Given exercise.
Reproduce exactly the run of lines from the one containing "Output the web" through the one containing "ctx.strokeRect(a.left + 0.5, a.top". Pictures do not belong in the copy.

Data supplied.
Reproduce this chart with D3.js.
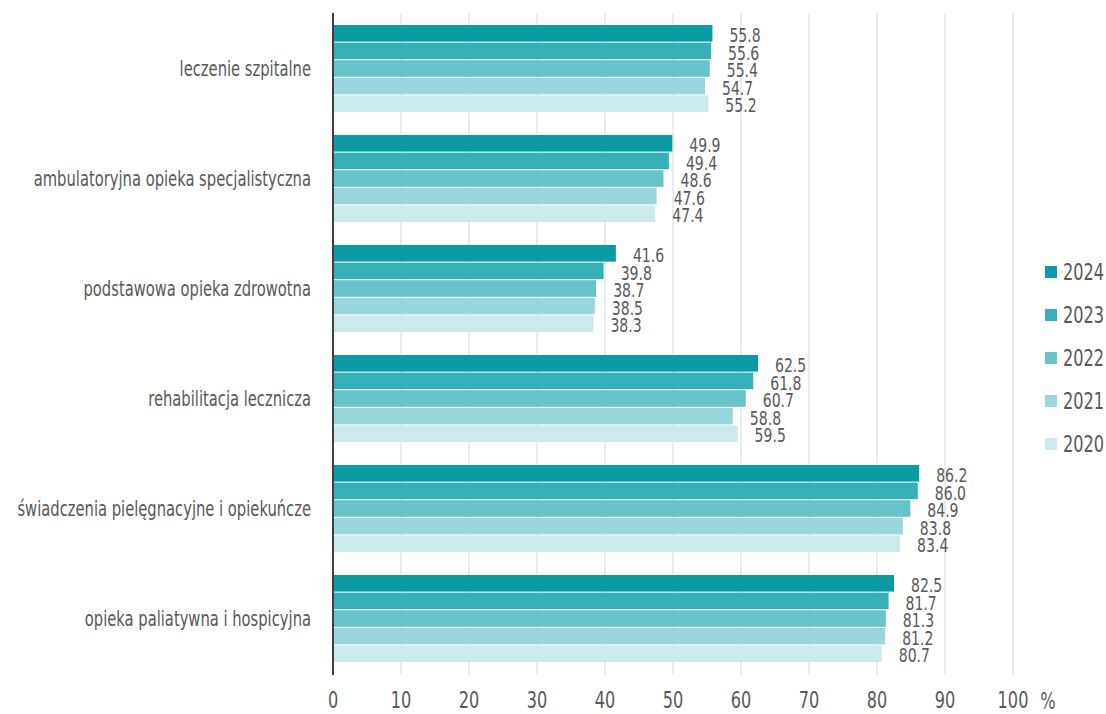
<!DOCTYPE html>
<html>
<head>
<meta charset="utf-8">
<script src="https://cdn.jsdelivr.net/npm/d3@7"></script>
<style>
  html, body { margin: 0; padding: 0; background: #fff; }
  svg text { font-family: "Liberation Sans Narrow", "DejaVu Sans Condensed", sans-serif; fill: #595959; }
</style>
</head>
<body>
<svg id="chart" width="1106" height="714"></svg>
<script>
// categories top to bottom
const categories = [
  'leczenie szpitalne',
  'ambulatoryjna opieka specjalistyczna',
  'podstawowa opieka zdrowotna',
  'rehabilitacja lecznicza',
  'świadczenia pielęgnacyjne i opiekuńcze',
  'opieka paliatywna i hospicyjna'
];
const years = ['2024', '2023', '2022', '2021', '2020'];
const values2024 = [55.8, 49.9, 41.6, 62.5, 86.2, 82.5];
const values2023 = [55.6, 49.4, 39.8, 61.8, 86.0, 81.7];
const values2022 = [55.4, 48.6, 38.7, 60.7, 84.9, 81.3];
const values2021 = [54.7, 47.6, 38.5, 58.8, 83.8, 81.2];
const values2020 = [55.2, 47.4, 38.3, 59.5, 83.4, 80.7];
const xTicks = [0, 10, 20, 30, 40, 50, 60, 70, 80, 90, 100];

const seriesValues = [values2024, values2023, values2022, values2021, values2020];
const colors = ['#0a9ba5', '#37afb6', '#68c3c8', '#9ad6db', '#cce9ec'];

const svg = d3.select('#chart');
const plotLeft = 333, plotRight = 1013, plotTop = 14, plotBottom = 674;

const x = d3.scaleLinear().domain([0, 100]).range([plotLeft, plotRight]);
const y = d3.scaleBand().domain(categories).range([plotTop, plotBottom])
  .paddingInner(0.2).paddingOuter(0.1);
const ySub = d3.scaleBand().domain(years).range([0, y.bandwidth()]);

// gridlines
svg.append('g')
  .selectAll('line')
  .data(xTicks.filter(d => d > 0))
  .join('line')
  .attr('x1', d => x(d)).attr('x2', d => x(d))
  .attr('y1', 13).attr('y2', 675)
  .attr('stroke', '#d9d9d9').attr('stroke-width', 1);

// condensed text helper
const NARROW = 0.78;
function cText(g, tx, ty, anchor) {
  return g.append('text')
    .attr('transform', `translate(${tx},${ty}) scale(${NARROW},1)`)
    .attr('text-anchor', anchor)
    .attr('dominant-baseline', 'central');
}

// bars
const groups = svg.append('g').selectAll('g')
  .data(categories)
  .join('g')
  .attr('transform', d => `translate(0,${y(d)})`);

years.forEach((yr, si) => {
  groups.append('rect')
    .attr('x', x(0))
    .attr('y', ySub(yr))
    .attr('width', (d, i) => x(seriesValues[si][i]) - x(0))
    .attr('height', ySub.bandwidth() - 1)
    .attr('fill', colors[si]);
});

// value labels
categories.forEach((cat, ci) => {
  const g = svg.append('g').attr('transform', `translate(0,${y(cat)})`);
  years.forEach((yr, si) => {
    const v = seriesValues[si][ci];
    cText(g, x(v) + 17, ySub(yr) + ySub.bandwidth() / 2 + 1, 'start')
      .attr('font-size', 20)
      .text(v.toFixed(1));
  });
});

// category labels
categories.forEach(cat => {
  cText(svg, 311, y(cat) + y.bandwidth() / 2, 'end')
    .attr('font-size', 21)
    .text(cat);
});

// y axis line
svg.append('line')
  .attr('x1', plotLeft).attr('x2', plotLeft)
  .attr('y1', 13).attr('y2', 675)
  .attr('stroke', '#404040').attr('stroke-width', 2);

// x tick labels
xTicks.forEach(t => {
  cText(svg, x(t), 700, 'middle')
    .attr('font-size', 23)
    .text(t);
});
cText(svg, 1048, 701, 'middle').attr('font-size', 23).text('%');

// legend
const legend = svg.append('g');
years.forEach((yr, i) => {
  const ly = 272 + i * 43;
  legend.append('rect')
    .attr('x', 1045).attr('y', ly - 6)
    .attr('width', 12).attr('height', 12)
    .attr('fill', colors[i]);
  cText(legend, 1063, ly, 'start')
    .attr('font-size', 23)
    .text(yr);
});
</script>
</body>
</html>
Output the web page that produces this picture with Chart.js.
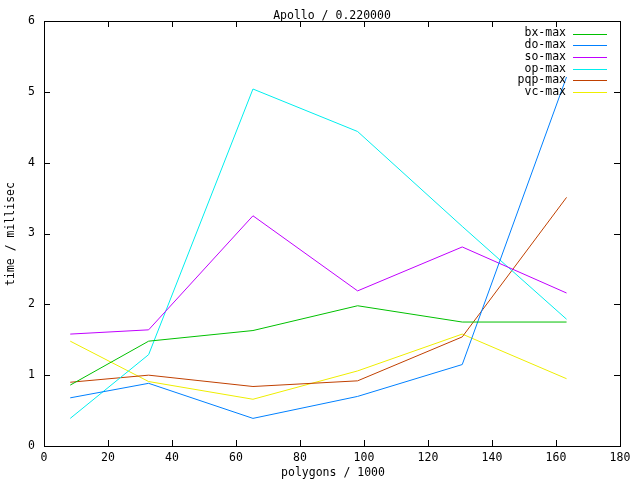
<!DOCTYPE html>
<html>
<head>
<meta charset="utf-8">
<script src="https://cdn.jsdelivr.net/npm/chart.js@4/dist/chart.umd.min.js"></script>
<style>
  html, body { margin: 0; padding: 0; background: #fff; }
  canvas { display: block; }
</style>
</head>
<body>
<canvas id="apolloChart" width="640" height="480"></canvas>
<script>
// polygon counts (thousands) and max times in ms
const polygons = [8.2, 32.7, 65.3, 98, 130.7, 163.3];
const bxMax  = [0.86, 1.48, 1.63, 1.98, 1.75, 1.75];
const doMax  = [0.68, 0.885, 0.39, 0.70, 1.15, 5.21];
const soMax  = [1.58, 1.64, 3.25, 2.19, 2.81, 2.16];
const opMax  = [0.39, 1.29, 5.04, 4.44, 3.10, 1.79];
const pqpMax = [0.90, 1.00, 0.84, 0.92, 1.54, 3.51];
const vcMax  = [1.48, 0.91, 0.66, 1.06, 1.58, 0.95];

const seriesNames  = ['bx-max', 'do-max', 'so-max', 'op-max', 'pqp-max', 'vc-max'];
const seriesValues = [bxMax, doMax, soMax, opMax, pqpMax, vcMax];
const seriesColors = ['rgb(0,192,0)', 'rgb(0,128,255)', 'rgb(192,0,255)', 'rgb(0,238,238)', 'rgb(192,64,0)', 'rgb(238,238,0)'];

const chartTitle = 'Apollo / 0.220000';
const xTitle = 'polygons / 1000';
const yTitle = 'time / millisec';

const monoFont = '11.5px "DejaVu Sans Mono", monospace';

function points(vals) {
    return polygons.map((p, i) => ({ x: p, y: vals[i] }));
}

// gnuplot-like frame: box, inward ticks on all sides, titles, key
const gnuFrame = {
    id: 'gnuFrame',
    afterDraw(chart) {
        const ctx = chart.ctx;
        const a = chart.chartArea;
        const xs = chart.scales.x;
        const ys = chart.scales.y;
        const tick = 6;
        ctx.save();
        ctx.strokeStyle = '#000';
        ctx.lineWidth = 1;
        ctx.strokeRect(a.left + 0.5, a.top + 0.5, a.right - a.left, a.bottom - a.top);

        ctx.beginPath();
        xs.ticks.forEach(t => {
            const px = Math.round(xs.getPixelForValue(t.value)) + 0.5;
            ctx.moveTo(px, a.bottom); ctx.lineTo(px, a.bottom - tick);
            ctx.moveTo(px, a.top); ctx.lineTo(px, a.top + tick);
        });
        ys.ticks.forEach(t => {
            const py = Math.round(ys.getPixelForValue(t.value)) + 0.5;
            ctx.moveTo(a.left, py); ctx.lineTo(a.left + tick, py);
            ctx.moveTo(a.right, py); ctx.lineTo(a.right - tick, py);
        });
        ctx.stroke();

        ctx.fillStyle = '#000';
        ctx.font = monoFont;
        ctx.textAlign = 'center';
        ctx.textBaseline = 'alphabetic';
        ctx.fillText(chartTitle, 332, 19);

        ctx.textBaseline = 'middle';
        ctx.fillText(xTitle, 333, 473);

        ctx.save();
        ctx.translate(11, 234);
        ctx.rotate(-Math.PI / 2);
        ctx.fillText(yTitle, 0, 0);
        ctx.restore();

        // key, top right inside the plot
        ctx.textAlign = 'right';
        chart.data.datasets.forEach((ds, i) => {
            const yy = 33.5 + i * 11.74;
            ctx.fillStyle = '#000';
            ctx.fillText(ds.label, 566, yy);
            ctx.strokeStyle = ds.borderColor;
            ctx.beginPath();
            ctx.moveTo(573, Math.round(yy) + 0.5);
            ctx.lineTo(607, Math.round(yy) + 0.5);
            ctx.stroke();
        });
        ctx.restore();
    }
};

const ctx = document.getElementById('apolloChart').getContext('2d');
const apolloChart = new Chart(ctx, {
    type: 'line',
    data: {
        datasets: seriesNames.map((name, i) => ({
            label: name,
            data: points(seriesValues[i]),
            borderColor: seriesColors[i],
            backgroundColor: seriesColors[i],
            borderWidth: 1,
            pointRadius: 0,
            tension: 0,
            fill: false
        }))
    },
    options: {
        responsive: false,
        animation: false,
        devicePixelRatio: 1,
        layout: { padding: { top: 21, right: 20, left: 0, bottom: 0 } },
        plugins: {
            legend: { display: false },
            title: { display: false },
            tooltip: { enabled: false }
        },
        scales: {
            x: {
                type: 'linear',
                min: 0,
                max: 180,
                grid: { display: false, drawTicks: false },
                border: { display: false },
                ticks: {
                    stepSize: 20,
                    padding: 5,
                    color: '#000',
                    maxRotation: 0,
                    font: { family: '"DejaVu Sans Mono", monospace', size: 11.5 }
                },
                afterFit(scale) { scale.height = 34; }
            },
            y: {
                type: 'linear',
                min: 0,
                max: 6,
                grid: { display: false, drawTicks: false },
                border: { display: false },
                ticks: {
                    stepSize: 1,
                    padding: 9,
                    color: '#000',
                    font: { family: '"DejaVu Sans Mono", monospace', size: 11.5 }
                },
                afterFit(scale) { scale.width = 44; }
            }
        }
    },
    plugins: [gnuFrame]
});
</script>
</body>
</html>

Solution to the exercise.
Output the web page that produces this picture with Chart.js.
<!DOCTYPE html>
<html>
<head>
<meta charset="utf-8">
<script src="https://cdn.jsdelivr.net/npm/chart.js@4/dist/chart.umd.min.js"></script>
<style>
  html, body { margin: 0; padding: 0; background: #fff; }
  canvas { display: block; }
</style>
</head>
<body>
<canvas id="apolloChart" width="640" height="480"></canvas>
<script>
// polygon counts (thousands) and max times in ms
const polygons = [8.2, 32.7, 65.3, 98, 130.7, 163.3];
const bxMax  = [0.86, 1.48, 1.63, 1.98, 1.75, 1.75];
const doMax  = [0.68, 0.885, 0.39, 0.70, 1.15, 5.21];
const soMax  = [1.58, 1.64, 3.25, 2.19, 2.81, 2.16];
const opMax  = [0.39, 1.29, 5.04, 4.44, 3.10, 1.79];
const pqpMax = [0.90, 1.00, 0.84, 0.92, 1.54, 3.51];
const vcMax  = [1.48, 0.91, 0.66, 1.06, 1.58, 0.95];

const seriesNames  = ['bx-max', 'do-max', 'so-max', 'op-max', 'pqp-max', 'vc-max'];
const seriesValues = [bxMax, doMax, soMax, opMax, pqpMax, vcMax];
const seriesColors = ['rgb(0,192,0)', 'rgb(0,128,255)', 'rgb(192,0,255)', 'rgb(0,238,238)', 'rgb(192,64,0)', 'rgb(238,238,0)'];

const chartTitle = 'Apollo / 0.220000';
const xTitle = 'polygons / 1000';
const yTitle = 'time / millisec';

const monoFont = '11.5px "DejaVu Sans Mono", monospace';

function points(vals) {
    return polygons.map((p, i) => ({ x: p, y: vals[i] }));
}

// gnuplot-like frame: box, inward ticks on all sides, titles, key
const gnuFrame = {
    id: 'gnuFrame',
    afterDraw(chart) {
        const ctx = chart.ctx;
        const a = chart.chartArea;
        const xs = chart.scales.x;
        const ys = chart.scales.y;
        const tick = 6;
        ctx.save();
        ctx.strokeStyle = '#000';
        ctx.lineWidth = 1;
        ctx.strokeRect(a.left + 0.5, a.top + 0.5, a.right - a.left, a.bottom - a.top);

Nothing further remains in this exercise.